From Chaiwala to Chowkidar 

“Narendra Modi zindabaad (long live Narendra Modi),” says Prehlaad, an Uber driver in Varanasi. Likewise, people employed in blue-collar jobs are awaiting Modi’s second term. The Daily Mirror also observed similar responses in under-developed states such as Bihar. In the highly literate state of Kerala, there’s much space for the Communists to shine. However, many Indians opine that Modi’s early life as a Chaiwala  (a person who prepares and sells tea at a roadside shop) has made him a natural  favourite among voters. This demonstrates that even with electoral setbacks and a mishandling of the economy, many consider Modi to be the most powerful Prime Minister of independent India. Hence from Chaiwala status, Modi was quick to transform his image to something different ever since the Pulwama attack. The attack prompted Modi to proceed with his ‘Chowkidar’ campaign, assuring all citizens that he would be the Chowkidar (gatekeeper) of India. Ever since, his favourite campaign slogans became Pakistan, terrorism and Chowkidar. When the Easter Sunday attacks shook Sri Lanka, Modi once again benefitted from the attacks. While he was quick to send a message stating that ‘India would stand by Sri Lanka’, the fact that Indian intelligence services had sent three warnings prior to the attack helped build his image among Indians as well as Sri Lankan’s as a regional leader than just a national leader.

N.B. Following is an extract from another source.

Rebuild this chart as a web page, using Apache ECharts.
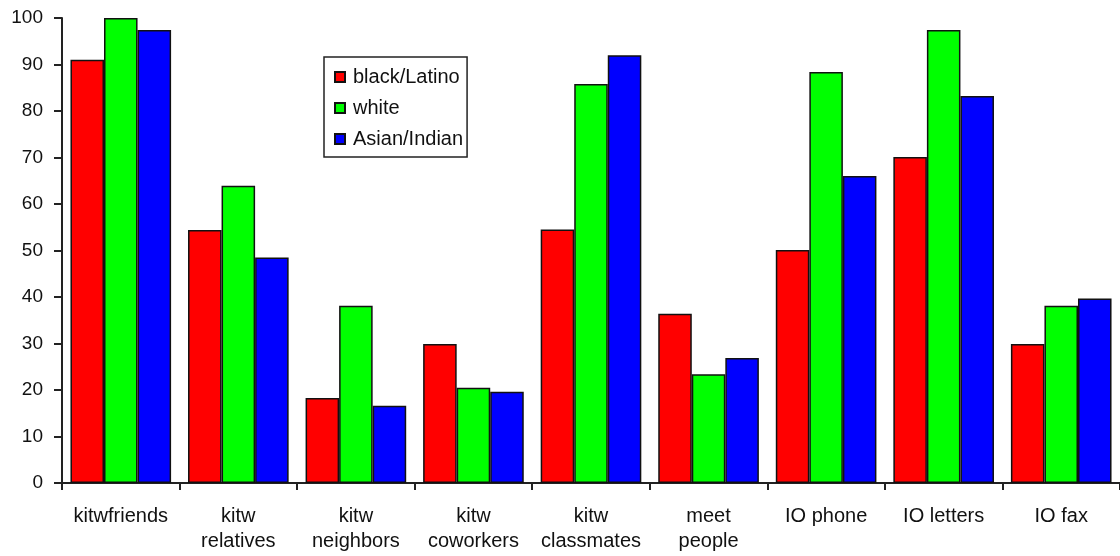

Alliances and ‘poli-tricks’

Like in all partnerships, Indian polls witness many kinds of alliances such as foes-turned-friends, opportunistic alliances, seasonal alliances, long-suffering alliances and many more. The most successful ones are those that contain a political chemistry between alliance partners and a sound underlying electoral arithmetic. But alleged underhand deals, the abuse and misuse of power, patronage towards bribery and corruption and assumptions of caste as a vote bank have added to the notoriety of party politics. 

The ruling BJP-led National Democratic Alliance (NDA) had 339 MPs in the outgoing Lok-Sabha which included various parties such as the Shiv Sena, Janata Dal-United, Lok Janshakti Party and several smaller regional parties. But the biggest blow to the Modi-led coalition could be delivered by the alliance of Bahujan Samaj Party (BSP), Samajwadi Party (SP) and Rashtriya Lok Dal in Uttar Pradesh. 

After years of hibernation, the Congress showed signs of a comeback last December. The Congress is largely contesting alone in the politically crucial Uttar Pradesh after being rebuffed by the SP and BSP. The Congress-led United Progressive Alliance (UPA) has also firmed up its alliance with parties such as Dravida Munetra Kazhagam (DMK), Nationalist Congress Party and Rashtriya Janata Dal which are strong state level players boosting the UPA numbers, especially in Tamil Nadu. 

Pins in a haystack

The Election Commissions (ECs) play a major role in the voting process. In Sri Lanka, many regulations have been introduced with regard to budgets for election campaigns of individual candidates and parties. Since Sri Lanka is an island such regulations can be somewhat monitored. But the situation has definitely blown out of proportion in India. Political analysts believe that the Indian EC should start documenting how much money various candidates and parties are spending, and correlate those numbers with their claims filed. 

As the South Asian region movies into the digital age, a country as big as India should mandate the use of digital payments which would aid transparency to a greater extent. Conducting raids and searches are now considered to be blunt instruments in law enforcement. Other matters, including the setting up of unrealistic revenue collection targets, must be stopped. It is in the hands of the EC to ensure that every election takes place in a free and fair manner. 

India now deserves a government that will think the modern way. 

A government that will come to terms with Pakistan and put an end to the Jammu and Kashmir border dispute. The big announcement on Thursday will pull the strings holding India, either towards further oppression of minorities and saffronisation or towards a grand old party starting from square one and perhaps, thinking differently.